Ryan's Journal

"My life amounts to no more than one drop in a limitless ocean. Yet what is any ocean, but a multitude of drops?" — David Mitchell

Tidal Waves and Gasoline

Posted from Puerto Ayora, Santa Cruz Island, Galapagos Islands at 4:30 pm, May 18th, 2006

Day thirteen. After waking and finding the hotel again without water we headed out to breakfast, during which time one of the hotel staff asked “Did you want us to turn the water back on for you?” Not being one who would ever want to flush the toilet, shower, or wash my hands in the morning I simply responded that I had to be somewhere and not to worry about it. Our last day of scuba saw just Audrey, Roberta, Travis and I diving at Cousins. The seas were calm on the way over, and after an hour and fifteen minute boat ride over to Santiago Island we jumped into the water with Javier, our guide from yesterday, and a new guide, dubbed “El Ganga”. Immediately after getting in the water we found ourselves in the midst of a school of tens of thousands of black salema. People were diving through them, forming tunnels of fish so thick that the light disappeared and made it almost impossible to find other divers. It took a few minutes to swim out of the school, and we then dove along the weird lava cliffs of the rock to see seahorses, fish, rays, and several sea lions who would hover upside down staring in people’s masks. A really great dive site that everyone enjoyed. The second dive was in the same location, and we enjoyed more of the same despite a surprising drop in water temperature.

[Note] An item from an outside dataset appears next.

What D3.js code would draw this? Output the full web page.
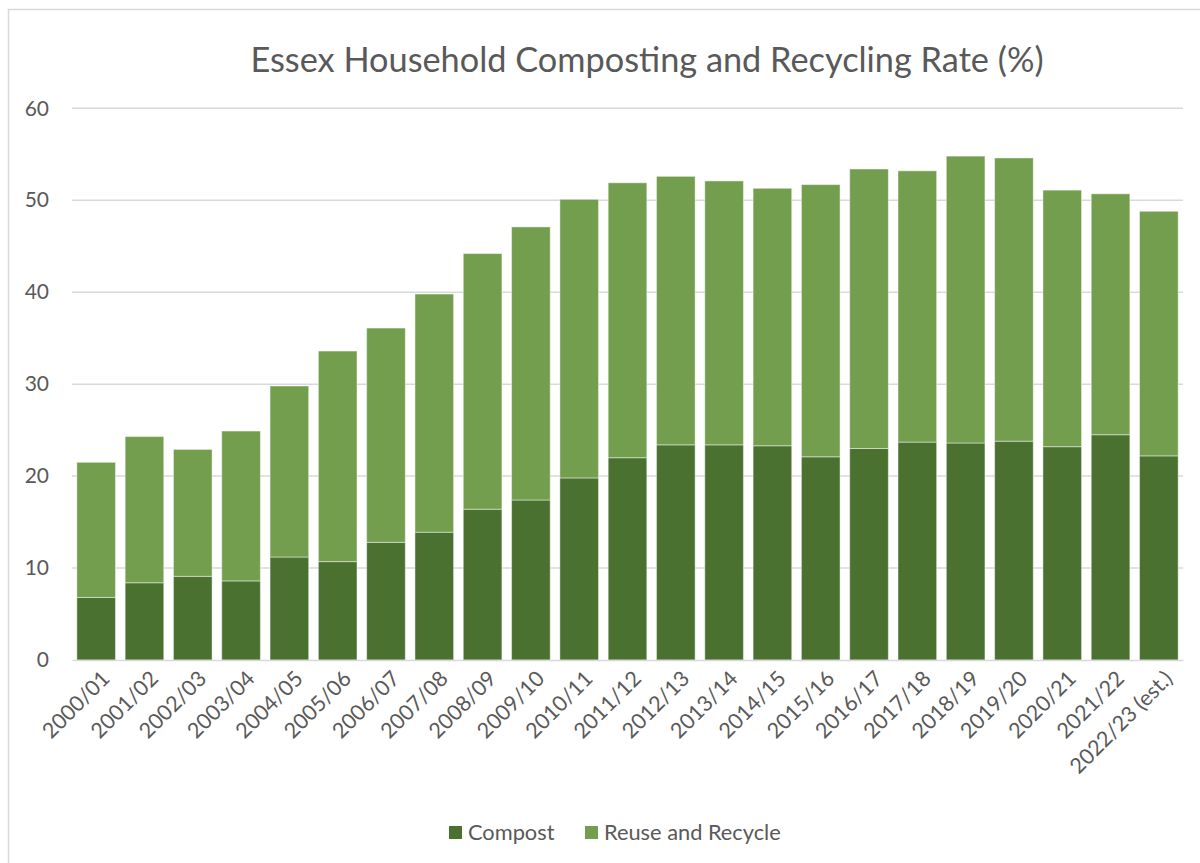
<!DOCTYPE html>
<html>
<head>
<meta charset="utf-8">
<script src="https://cdn.jsdelivr.net/npm/d3@7/dist/d3.min.js"></script>
<style>
  html, body { margin: 0; padding: 0; background: #fff; }
  svg { display: block; }
  text { font-family: Lato, "Open Sans", sans-serif; fill: #595959; }
</style>
</head>
<body>
<svg id="chart" width="1200" height="863"></svg>
<script>
const categories = ["2000/01","2001/02","2002/03","2003/04","2004/05","2005/06","2006/07","2007/08","2008/09","2009/10","2010/11","2011/12","2012/13","2013/14","2014/15","2015/16","2016/17","2017/18","2018/19","2019/20","2020/21","2021/22","2022/23 (est.)"];
const compost = [6.8,8.4,9.1,8.6,11.2,10.7,12.8,13.9,16.4,17.4,19.8,22.0,23.4,23.4,23.3,22.1,23.0,23.7,23.6,23.8,23.2,24.5,22.2];
const reuseRecycle = [14.7,15.9,13.8,16.3,18.6,22.9,23.3,25.9,27.8,29.7,30.3,29.9,29.2,28.7,28.0,29.6,30.4,29.5,31.2,30.8,27.9,26.2,26.6];
const seriesNames = ["Compost", "Reuse and Recycle"];
const seriesColors = ["#4b7131", "#739e4d"];
const yTicks = [0,10,20,30,40,50,60];
const title = "Essex Household Composting and Recycling Rate (%)";

const svg = d3.select("#chart");
const W = 1200, H = 863;
const m = {left: 72, right: 17, top: 108.3, bottom: 203};

// chart frame (Excel-style)
svg.append("rect").attr("x", 8.5).attr("y", 9.5).attr("width", 1300).attr("height", 1000)
  .attr("fill", "#fff").attr("stroke", "#d9d9d9").attr("stroke-width", 1.5);

const rows = categories.map((c, i) => ({cat: c, Compost: compost[i], "Reuse and Recycle": reuseRecycle[i]}));
const stacked = d3.stack().keys(seriesNames)(rows);

const x = d3.scaleBand().domain(categories).range([m.left, W - m.right]).paddingInner(0.2).paddingOuter(0.1);
const y = d3.scaleLinear().domain([0, 60]).range([H - m.bottom, m.top]);

// gridlines
svg.append("g").selectAll("line").data(yTicks.filter(d => d > 0)).join("line")
  .attr("x1", m.left).attr("x2", W - m.right)
  .attr("y1", d => y(d)).attr("y2", d => y(d))
  .attr("stroke", "#d9d9d9").attr("stroke-width", 1.5);

// y axis labels
const yAxis = d3.axisLeft(y).tickValues(yTicks).tickSize(0).tickPadding(23);
const yg = svg.append("g").attr("transform", `translate(${m.left},0)`).call(yAxis);
yg.select(".domain").remove();
yg.selectAll("text").attr("font-size", 21).style("font-family", "Lato").attr("fill", "#595959");

// bars
const color = d3.scaleOrdinal().domain(seriesNames).range(seriesColors);
svg.append("g").selectAll("g").data(stacked).join("g")
  .attr("fill", d => color(d.key))
  .selectAll("rect").data(d => d).join("rect")
  .attr("x", d => x(d.data.cat))
  .attr("width", x.bandwidth())
  .attr("y", d => y(d[1]))
  .attr("height", d => y(d[0]) - y(d[1]))
  .attr("stroke", "rgba(255,255,255,0.45)").attr("stroke-width", 1);

// x axis line
const xAxis = d3.axisBottom(x).tickSize(0).tickPadding(0);
const xg = svg.append("g").attr("transform", `translate(0,${H - m.bottom})`).call(xAxis);
xg.select(".domain").attr("stroke", "#d9d9d9").attr("stroke-width", 1.5);
xg.selectAll("text")
  .attr("font-size", 21.5).style("font-family", "Lato").attr("fill", "#595959")
  .attr("text-anchor", "end")
  .attr("dy", 0)
  .attr("transform", "translate(15,20) rotate(-45)");

// title
svg.append("text").attr("x", 647).attr("y", 72).attr("text-anchor", "middle")
  .attr("font-size", 34.3).text(title);

// legend
const legendItems = [{name: seriesNames[0], x: 449}, {name: seriesNames[1], x: 585}];
const lg = svg.append("g");
legendItems.forEach((it, i) => {
  lg.append("rect").attr("x", it.x).attr("y", 826).attr("width", 13).attr("height", 13).attr("fill", seriesColors[i]);
  lg.append("text").attr("x", it.x + 19).attr("y", 840).attr("font-size", 21.8).text(it.name);
});
</script>
</body>
</html>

After finishing the dives and dealing with Jonathan, our holey-underwear-clad-backpacker-scuba friend from Wales, we started for home, but rough seas were conspiring to slow us down. Captain Insane-O didn’t believe in delays, however, and for the next hour we were bounced mercilessly across the waves. At one point the smell of smoke and gas became overpowering, and thinking that the combination of flame, gasoline, and compressed oxygen might be a problem we asked the captain to investigate. We did slow down, but the boat never actually came to a stop while the solution (an almost imperceptible increase in ventillation) was implemented. Audrey and I came up with our own solution, which was to breathe through snorkels stuck through the boat’s canvas walls. Luckily despite the fact that we were measuring the distance to the nearest islands in the case of a shipwreck we made it home alive.

Also, some memorable trip quotes:

  • “Hammerheads, hammerheads, here we come. Hammerheads, hammerheads, have some fun.”
  • “Scott, at what point during the race did you engage the man boobs?”
  • “I’M DELICATE!” (Joanna, during a vicious wetsuit disembarkation)
  • “Why are we going into open ocean in rough seas with almost no visibility? Well, that’s ’cause we’re crazy.”
  • “Sca-las-ia, sca-las-ia, you are blah blah blah endemic (yo).”
  • “Hey, are you guys listening to me?”
  • “Did he just say ‘anal kiss’?”
  • “Well, the stirrups came loose, and then the horse started to trot, and that seems to have been when the blunt testicular trauma occurred.”
  • “Oh, this is so dangerous.”
  • “So I jumped out of the shower, opened my door, and Aaron was standing there doing some weird butt dance…”
  • “Hey Greg, who would win if a hammerhead fought a beach master?”